Ленин был многосторонней личностью, ряд аспектов которой не сразу бросаются в глаза. Но замечание, сделанное им на этом музыкальном вечере, проливает свет на некоторые из них. Самой адской трудностью взятой им на себя работы была необходимость подавить в себе человечность и воспитать способность «бить по головкам». Он надел ежовые рукавицы, чтобы скрыть мягкость своей руки, и вытравил последние остатки мягкости из своего характера, чтобы она не могла помешать исполнению долга. Чтобы ограничить других, он ограничил самого себя. Он продал душу своему идолу — революции — и целиком повиновался ее жестокому диктату. Никакие элизийские сонаты не должны были напоминать ему о красоте жизни. Музыка действовала ему на нервы, потому что он вынужден был бороться с собой, чтобы не слышать, что она говорила ему. Он был на войне, на службе у ее величества Победы, и прислушивался только к звуку боевой трубы.
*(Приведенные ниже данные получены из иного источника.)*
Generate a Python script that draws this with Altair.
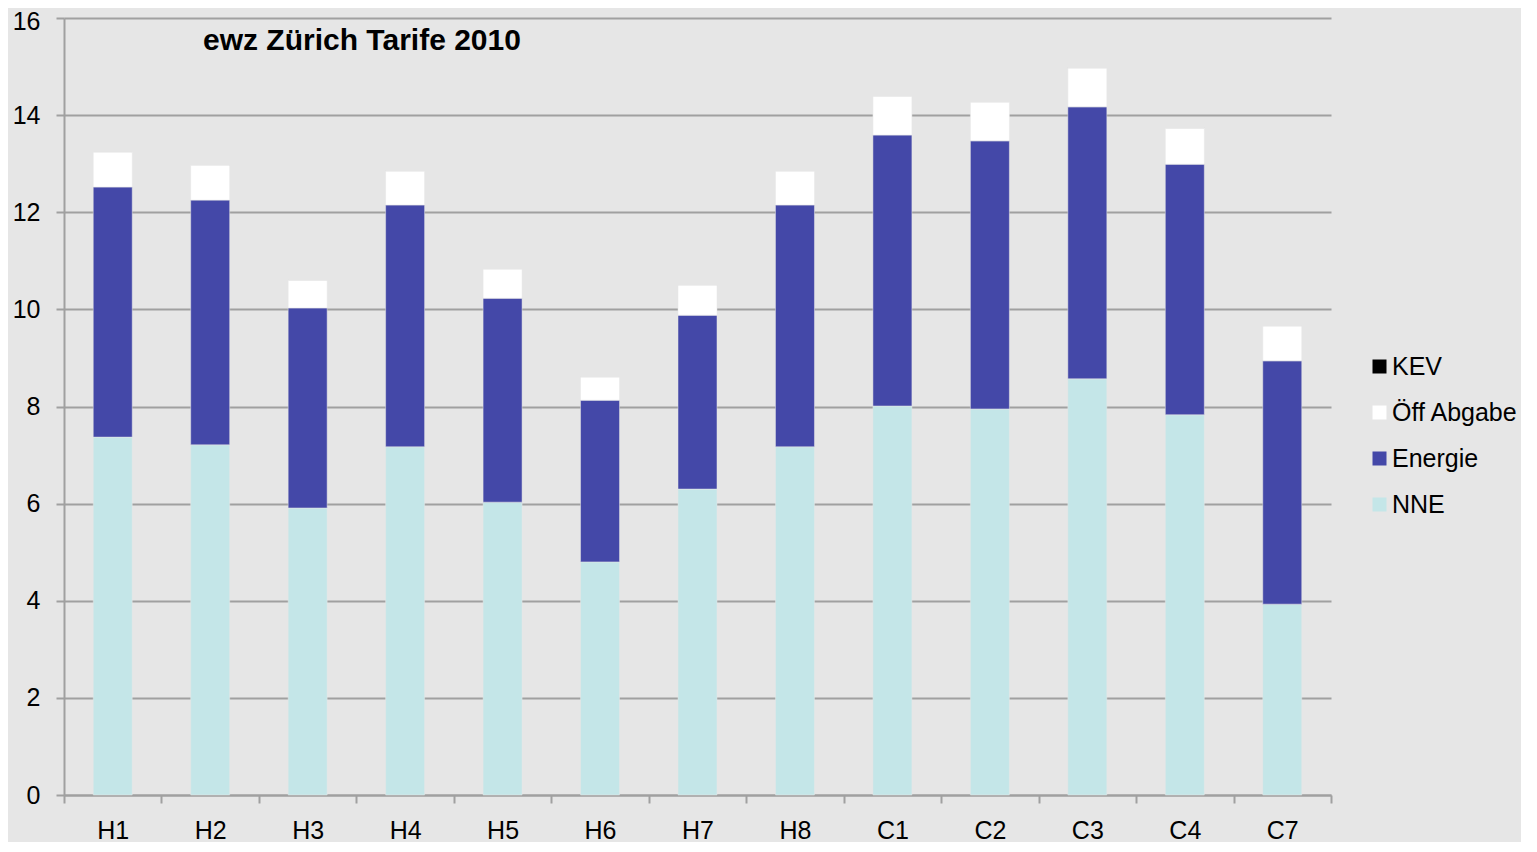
import altair as alt
import pandas as pd

categories = ["H1", "H2", "H3", "H4", "H5", "H6", "H7", "H8", "C1", "C2", "C3", "C4", "C7"]
nne = [7.37, 7.21, 5.91, 7.17, 6.03, 4.80, 6.30, 7.17, 8.01, 7.95, 8.57, 7.83, 3.93]
energie = [5.15, 5.04, 4.12, 4.98, 4.20, 3.33, 3.58, 4.98, 5.58, 5.52, 5.60, 5.16, 5.01]
oeff = [0.72, 0.72, 0.57, 0.70, 0.60, 0.48, 0.62, 0.70, 0.80, 0.80, 0.80, 0.74, 0.72]
kev = [0.0] * 13

series_names = ["KEV", "Öff Abgabe", "Energie", "NNE"]
series_colors = ["#000000", "#FFFFFF", "#4448A8", "#C4E6E8"]
stack_rank = {"NNE": 0, "Energie": 1, "Öff Abgabe": 2, "KEV": 3}
title_text = "ewz Zürich Tarife 2010"

rows = []
for name, vals in [("NNE", nne), ("Energie", energie), ("Öff Abgabe", oeff), ("KEV", kev)]:
    for c, v in zip(categories, vals):
        rows.append({"cat": c, "series": name, "value": v, "rank": stack_rank[name]})
df = pd.DataFrame(rows)

font = "Liberation Sans"
grey = "#A0A0A0"

bars = alt.Chart(df).mark_bar(width=alt.RelativeBandSize(0.4), stroke="#E6E6E6",
                              strokeWidth=0.5).encode(
    x=alt.X("cat:N", sort=categories, title=None,
            scale=alt.Scale(paddingInner=0, paddingOuter=0),
            axis=alt.Axis(labelAngle=0, tickBand="extent", tickSize=8, tickColor=grey,
                          tickWidth=2, domainColor=grey, domainWidth=2, labelPadding=15,
                          labelFontSize=25, labelFont=font, labelColor="#000000", grid=False)),
    y=alt.Y("value:Q", stack="zero", title=None,
            scale=alt.Scale(domain=[0, 16], nice=False),
            axis=alt.Axis(values=list(range(0, 17, 2)), tickSize=8, tickColor=grey, tickWidth=2,
                          domainColor=grey, domainWidth=2, gridColor=grey, gridWidth=2,
                          labelPadding=16, labelFontSize=25, labelFont=font,
                          labelColor="#000000",
                          labelOffset=alt.ExprRef("datum.value == 16 ? 3 : 0"))),
    color=alt.Color("series:N",
                    scale=alt.Scale(domain=series_names, range=series_colors),
                    legend=alt.Legend(title=None, orient="none", legendX=1303, legendY=336,
                                      symbolType="square", symbolSize=196, symbolStrokeWidth=0,
                                      labelFontSize=25, labelFont=font, labelColor="#000000",
                                      labelOffset=0, rowPadding=20)),
    order=alt.Order("rank:Q", sort="ascending"),
)

title = alt.Chart(pd.DataFrame({"t": [title_text]})).mark_text(
    align="left", baseline="alphabetic", fontSize=30, fontWeight="bold", font=font, color="#000000"
).encode(x=alt.value(139), y=alt.value(32), text="t:N")

chart = alt.layer(bars, title).properties(
    width=1267, height=777,
    autosize=alt.AutoSizeParams(type="none"),
    padding={"left": 56, "top": 10, "right": 190, "bottom": 47},
).configure(background="#E6E6E6").configure_view(fill="#E6E6E6", stroke=None)

chart.save("out.html", embed_options={"renderer": "svg", "actions": False})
Он не пил и не курил. Борьба была его пищей, труд — его наркотиком. Но спал он плохо. Горький назвал Ленина «рулевым столь огромного, тяжелого корабля, каким является свинцовая крестьянская Россия». Этот корабль тянул его ко дну.
24. ДЛИННАЯ РУКА
Однажды на рассвете Ленин вышел из спальной и оставил записку на таком месте, чтобы ее увидела жена или сестра. Он просил разбудить его не позже 10 часов утра, иначе завтрашний день будет потерян.
Несмотря на бессонницу, Ленин не хотел потерять «завтрашний день». Все нити Советской власти сходились в его руке. В лице одного человека был сосредоточен целый военно-политический штаб, руководивший действиями против иностранных интервентов и внутренних врагов.
Когда Первая мировая война пришла к концу и восточный фронт стал ненужным, русские ожидали передышки. Но Ленин ее не ждал. «На нас идет дас вельт-капитал», — сказал он Чичерину{570}.
Некоторые капиталистические политики действовали из ненависти к коммунизму, другие — из неприязни к России вообще. Слабость Советов сулила другим странам более могущественное положение на мировой арене. Многие правительства не хотели упустить редкую возможность поживиться за счет чужой территории или сферы влияния. Соединенные Штаты, все еще новичок и любитель на мировой арене, где выступали профессионалы, старались избежать вмешательства в запутанные европейские дела, но в тоже время опасались растущей мощи Японии на Тихом океане. Президент Вильсон, принципиальный противник игры в мировое господство, играл в нее, пытаясь остаться вне игры: он не хотел и слышать о свержении советского режима или разделе России, потому что слабая Россия не смогла бы противостоять Японии на Дальнем Востоке.